How I, University of Notre Dame PhD Student Heather Forrest Fruscalzo, Plan to Keep You Bite Free
Plants can help us kill mosquitoes! Many ways exist to trap and kill mosquitoes but they only work on females and only during one short part of her life. I’m working on a new way to trap both male and female mosquitoes during nearly their entire adult life. I’m doing this by using plants. Many people don’t know this, but all mosquitoes are plant feeders. (Click here for more little-known facts about mosquitoes.) Their only source of energy comes from feeding on nectar and sap. The only reason the females need blood is for the fats and proteins they require to make their eggs. They can’t get these fats and proteins from plants, only other animals like humans.
This female Aedes mosquito has a sugar meal in her gut. One can see this because her abdomen is swollen with the white sugary fluid.
I’m using the DNA I find in the digestive systems of the mosquitoes to find out which plants they eat the most. We know that they use their sense of smell to find plants, so the plants must be giving off a chemical scent that is attractive to mosquitoes. To find out what these chemicals are I take the scents from their favorite plants and analyze them in a gas chromatograph (or GC for short). The GC separates and identifies the molecules (or set of molecules) the plant is giving off. I’ll then waft these chemicals over the mosquito’s smelling organs (maxillary palps) while watching their neurons fire to see which chemicals are the ones the mosquito reacts to the most. Mosquitoes also use their antennae for chemical sensation but my research is focused on the palps. As you may know, neurons are tiny cells, so how do I “watch them fire”? With the help of a special microscope and some very tiny electrodes we make in our lab, I am able to poke tiny hair-like structures on the palps. These hair-like structures are called sensilla and they contain 3 neurons each. Once I have poked the sensilla with the electrode a computer program allows me to record every time a neuron fires.
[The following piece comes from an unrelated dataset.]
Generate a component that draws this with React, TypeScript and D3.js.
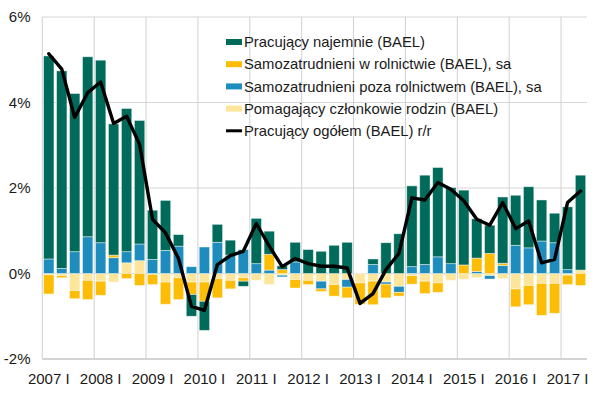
import React from 'react';
import * as d3 from 'd3';

// kwartały 2007 I – 2017 II
const QUARTERS: string[] = [];
for (let y = 2007; y <= 2017; y++) {
  ['I', 'II', 'III', 'IV'].forEach(q => QUARTERS.push(`${y} ${q}`));
}
const CATEGORIES = QUARTERS.slice(0, 42);

// wkład do zmiany r/r, pp
const NAJEMNIE = [
  4.75, 4.62, 3.70, 4.21, 4.27, 3.07, 3.35, 2.89,
  1.15, 1.17, 0.27, -0.51, -0.68, 0.42, 0.35, -0.12,
  1.06, 0.54, 0.09, 0.46, 0.56, 0.52, 0.66, 0.73,
  0, 0.13, 0.72, 0.93, 1.89, 2.09, 2.09, 1.78,
  1.75, 0.92, 0.66, 1.55, 1.17, 1.43, 0.96, 0.69,
  1.47, 2.22
];
const ROLNICTWO = [
  -0.45, -0.05, -0.19, -0.45, -0.33, 0.06, -0.12, -0.28,
  -0.24, -0.52, -0.51, -0.29, -0.45, -0.45, -0.20, -0.08,
  0, 0.37, 0.09, -0.20, -0.10, -0.06, -0.27, -0.25,
  -0.50, -0.55, -0.32, -0.09, -0.20, -0.29, -0.22, 0,
  0.20, 0.31, 0.47, 0.05, -0.42, -0.45, -0.75, -0.70,
  -0.22, -0.28
];
const POZA_ROLN = [
  0.34, 0.12, 0.51, 0.86, 0.72, 0.37, 0.26, 0.39,
  0.33, 0.54, 0.64, 0.16, 0.62, 0.73, 0.43, 0.56,
  0.23, 0.08, -0.04, 0.27, 0, -0.18, 0, -0.18,
  0, 0.21, -0.05, -0.14, 0.16, 0.21, 0.39, 0.23,
  0, 0.05, -0.08, 0.19, 0.66, 0.60, 0.76, 0.72,
  0.09, 0
];
const POMAGAJACY = [
  -0.03, -0.05, -0.40, -0.16, -0.18, -0.20, 0.25, 0.30,
  -0.02, -0.20, -0.10, -0.20, -0.20, -0.12, -0.16, -0.10,
  -0.16, -0.26, -0.04, -0.14, -0.16, -0.18, -0.26, -0.14,
  -0.22, -0.18, -0.20, -0.30, -0.05, -0.18, -0.22, -0.16,
  -0.14, -0.10, -0.05, -0.12, -0.36, -0.28, -0.23, -0.23,
  -0.04, 0.08
];
const OGOLEM = [
  5.14, 4.78, 3.65, 4.23, 4.48, 3.51, 3.68, 3.02,
  1.27, 0.95, 0.35, -0.77, -0.86, 0.21, 0.42, 0.52,
  1.17, 0.64, 0.16, 0.35, 0.23, 0.17, 0.17, 0.13,
  -0.70, -0.47, 0.09, 0.47, 1.77, 1.72, 2.13, 1.97,
  1.70, 1.27, 1.13, 1.66, 1.05, 1.23, 0.25, 0.33,
  1.66, 1.93
];
const Y_TICKS = [-2, 0, 2, 4, 6];

const SERIES = [
  { key: 'naj', label: 'Pracujący najemnie (BAEL)', color: '#006b5a', values: NAJEMNIE },
  { key: 'roln', label: 'Samozatrudnieni w rolnictwie (BAEL), sa', color: '#fdbd06', values: ROLNICTWO },
  { key: 'poza', label: 'Samozatrudnieni poza rolnictwem (BAEL), sa', color: '#1e8cbc', values: POZA_ROLN },
  { key: 'pom', label: 'Pomagający członkowie rodzin (BAEL)', color: '#fde69c', values: POMAGAJACY },
];
const LINE_LABEL = 'Pracujący ogółem (BAEL) r/r';
// kolejność stosu od zera (odwrotnie do legendy)
const STACK_KEYS = ['pom', 'poza', 'roln', 'naj'];

const FONT = '"Liberation Sans", Arial, sans-serif';

export default function App() {
  const W = 610, H = 399;
  const margin = { top: 17, right: 23, bottom: 40, left: 42.3 };

  const x = d3.scaleBand<string>()
    .domain(CATEGORIES)
    .range([margin.left, W - margin.right])
    .paddingInner(0.2)
    .paddingOuter(0.1);
  const y = d3.scaleLinear().domain([-2, 6]).range([H - margin.bottom, margin.top]);

  const rows = CATEGORIES.map((c, i) => {
    const r: any = { cat: c };
    SERIES.forEach(s => (r[s.key] = s.values[i]));
    return r;
  });
  const stacked = d3.stack<any>().keys(STACK_KEYS).offset(d3.stackOffsetDiverging)(rows);
  const colorOf = (k: string) => SERIES.find(s => s.key === k)!.color;

  const step = x.step();
  const halfGap = (step - x.bandwidth()) / 2;
  const yearStarts = CATEGORIES.filter((_, i) => i % 4 === 0);

  const line = d3.line<number>()
    .x((_, i) => x(CATEGORIES[i])! + x.bandwidth() / 2)
    .y(d => y(d));

  const legendX = 226, legendY = 42, legendDy = 22.2;

  return (
    <svg width={W} height={H} style={{ position: 'absolute', left: 0, top: 0, background: '#fff' }}
      fontFamily={FONT}>
      {/* siatka pozioma */}
      {Y_TICKS.map(t => (
        <line key={'h' + t} x1={margin.left} x2={W - margin.right} y1={y(t)} y2={y(t)}
          stroke={t === -2 ? '#c4c4c4' : '#d6d6d6'} strokeWidth={t === -2 ? 1.5 : 1} />
      ))}
      {/* siatka pionowa na granicach lat */}
      {yearStarts.map(c => (
        <line key={'v' + c} x1={x(c)! - halfGap} x2={x(c)! - halfGap} y1={y(6)} y2={y(-2)}
          stroke="#d0d0d0" strokeWidth={1} />
      ))}

      {/* słupki */}
      {stacked.map(layer => (
        <g key={layer.key} fill={colorOf(layer.key)}>
          {layer.map((d, i) => {
            const h = Math.abs(y(d[0]) - y(d[1]));
            if (h < 0.2) return null;
            return (
              <rect key={i} x={x(CATEGORIES[i])} width={x.bandwidth()}
                y={Math.min(y(d[0]), y(d[1]))} height={h}
                stroke="#ffffff" strokeOpacity={0.55} strokeWidth={0.8} />
            );
          })}
        </g>
      ))}

      {/* linia ogółem */}
      <path d={line(OGOLEM)!} fill="none" stroke="#000" strokeWidth={3.4}
        strokeLinejoin="round" strokeLinecap="round" />

      {/* oś Y */}
      {Y_TICKS.map(t => (
        <text key={'yl' + t} x={30.5} y={y(t)} dy="0.35em" textAnchor="end" fontSize={15} fill="#1a1a1a">
          {`${t}%`}
        </text>
      ))}
      {/* oś X */}
      {yearStarts.map(c => (
        <text key={'xl' + c} x={x(c)! + x.bandwidth() / 2} y={383.5} textAnchor="middle"
          fontSize={15} fill="#1a1a1a">
          {c}
        </text>
      ))}

      {/* legenda */}
      {SERIES.map((s, i) => (
        <g key={'lg' + s.key} transform={`translate(${legendX},${legendY + i * legendDy})`}>
          <rect x={0} y={-3} width={16} height={6} fill={s.color} />
          <text x={18} y={0} dy="0.35em" fontSize={14.8} fill="#1a1a1a">{s.label}</text>
        </g>
      ))}
      <g transform={`translate(${legendX},${legendY + 4 * legendDy})`}>
        <line x1={0} x2={16} y1={0} y2={0} stroke="#000" strokeWidth={3} />
        <text x={18} y={0} dy="0.35em" fontSize={14.8} fill="#1a1a1a">{LINE_LABEL}</text>
      </g>
    </svg>
  );
}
As each plant molecule wafts by I can see if the mosquito can smell it or not.
Mosquito anatomy showing the scent detecting organs the maxillary palps and the antennae.
Once I have a list of molecules the mosquitoes can smell, I can start combining all of the ones the mosquito finds the most attractive, which I will then combined to produce a bait. I hope that one day this bait will be used in traps that will keep our troops overseas safe from the dengue virus, will keep mothers in South America safe from the Zika virus, and will keep you bite-free during your backyard barbecues.
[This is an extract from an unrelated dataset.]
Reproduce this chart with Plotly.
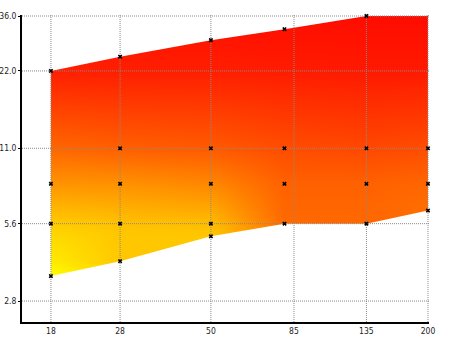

CO2 traps that are currently used attract female mosquitoes when they are searching for a blood meal. Dry ice is CO2 in solid form as it warms up it turns directly into a gas and leaks out of the cooler. This attracts the mosquitoes that are looking for the breath of an animal. Once they come in close they see the light and are attracted towards in (we call this positive phototaxis). A fan then sucks the mosquito into the collection cup where it is unable to escape. My trap would work in a similar method except I would be using the chemicals found in their favorite plants instead of CO2.